The recent experience of the Australian electricity industry is a case in point. The long lamented absence of a coordinated transition plan for the national electricity industry meant that decisions to exit coal generated electricity were made by individual businesses. The result was that supply (and investment) of coal-fired electricity generation has declined at a faster rate than could be replaced by continuous renewable energy generation.

The result was an unprecedented 20-fold increase in wholesale electricity prices in Australia in early June 2022 – and prices remain 10 time higher than the long term average today. This increase caused the Australian Energy Market Operator (AEMO) to suspend market operation for the first time in its existence and electricity consumers in Eastern Australia were asked to reduce electricity use at the same time.

Put simply, everyone understands the need to reduce emissions as all economies move to Net Zero. This aspiration is rightly supported by most, but that support is premised on an orderly transition from current fossil fuel energy sources to cleaner energy sources – whether that be electricity generation or transport fuels.

“The time for talking about the merits of Net Zero is over. We must now turn out attention to how we are going to get there without dramatically increasing transport energy costs for all”, said ACAPMA CEO Mark McKenzie

“Failure to ensure that the global growth in cleaner energy vehicles (i.e. EVs and Hydrogen) keeps pace with the rate of global decline in conventional transport fuels, will cause an inevitable squeeze in conventional fuel supply that will likely make the high global fuel prices of the past six months look like ‘minor and short lived’ by comparison”, said Mark.

Indeed, there are some oil market analysts in our industry that have suggested that the threefold increase in the refining premium for finished fuel products – especially diesel – experienced in recent months, provides early evidence that the global refining capacity is already declining at a significantly faster rate than the rate of demand destruction caused by electric vehicles.

There has been a recent development in Australia that suggests investment in existing fossil fuel assets may already be happening in our own country. Several fuel retailer businesses have recently reported considerable difficulty in securing asset finance for the replacement of pumps and forecourt infrastructure damaged during the recent flood events in Eastern Australia.

One of these retailers advised that all four of the ‘Big Banks’ advised that they were no longer providing asset financing products for fuel assets given ‘a change in corporate financing policy’. The retailer took that to mean avoiding support of investment in the fossil fuel industry.

“The business was, however, offered alternative and higher cost finance products that were not asset specific – an offer that he politely declined”, said Mark

“If this is truly the case – and we are seeking to verify same with the Australian Banking Sector now – then this is a very worrying sign for the future of fuel supply and fuel prices in Australia”, added Mark.

That said, where one door closes another opens. ACAPMA has recently been liaising with the Australian Asset Finance Broking Industry to understand what alternatives might be available to a fuel business that are refused asset financing for fuel infrastructure in the future.
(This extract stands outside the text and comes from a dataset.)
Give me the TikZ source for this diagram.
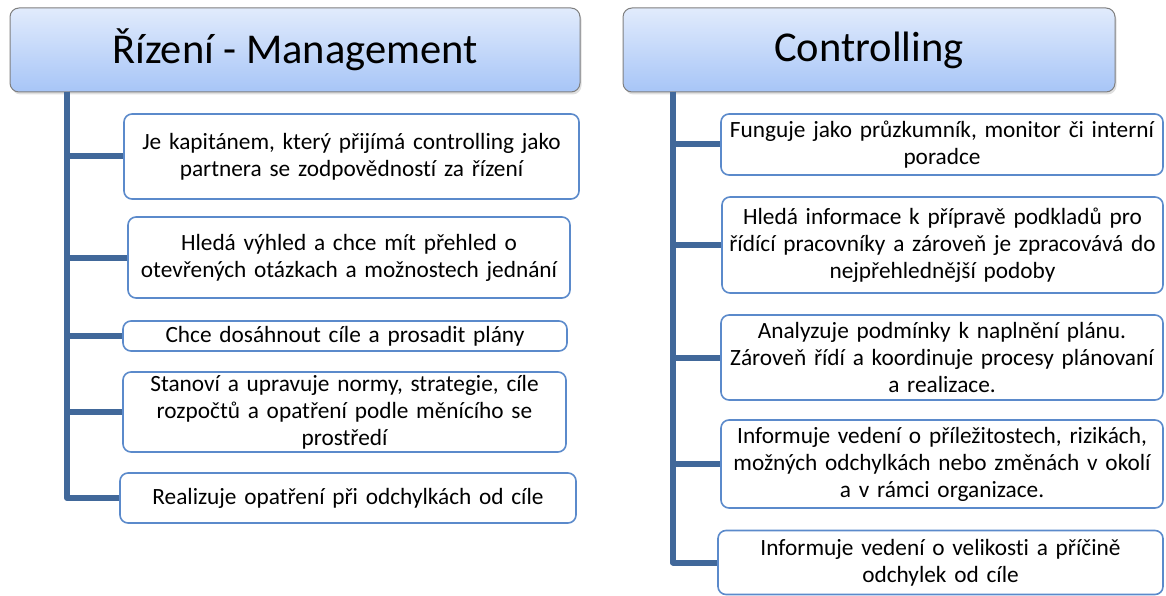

“There are numerous second tier financiers that are available to provide competitively priced asset financing products for Australian fuel businesses”, said David Gandolfo (former President of the Commercial Asset Finance Brokers Association and Director of the Council of Small Business Organisations of Australia).

David Gandolfo understands the Australian fuel industry having worked closely with ACAPMA over the past five years on a range of asset financing issues. David also presented at the 2018 Asia Pacific Fuel Industry Forum (Auckland) and has a first-hand knowledge of the challenges that fuel business face in securing finance for forecourt infrastructure and store fit outs alike.

ACAPMA therefore encourages Australian fuel businesses encountering difficulty in securing asset finance to reach out to David (or the asset finance broking industry in general) to discuss what options might be available to them. David can be contacted directly via

“In the meantime, ACAPMA will seek clarity from the Big Four banks about the apparent change in policy for asset financing of fuel assets”, said Mark

“We will also be working with the new Albanese Government and other fuel industry stakeholders to develop a meaningful transition plan for the Australian fuels sector over the next 20 to 30 years – one that supports the achievement of Net Zero Transport emissions with minimal cost and supply risk to the Australian fuel industry, Australian business and industry in general, and the wider Australian community”, concluded Mark.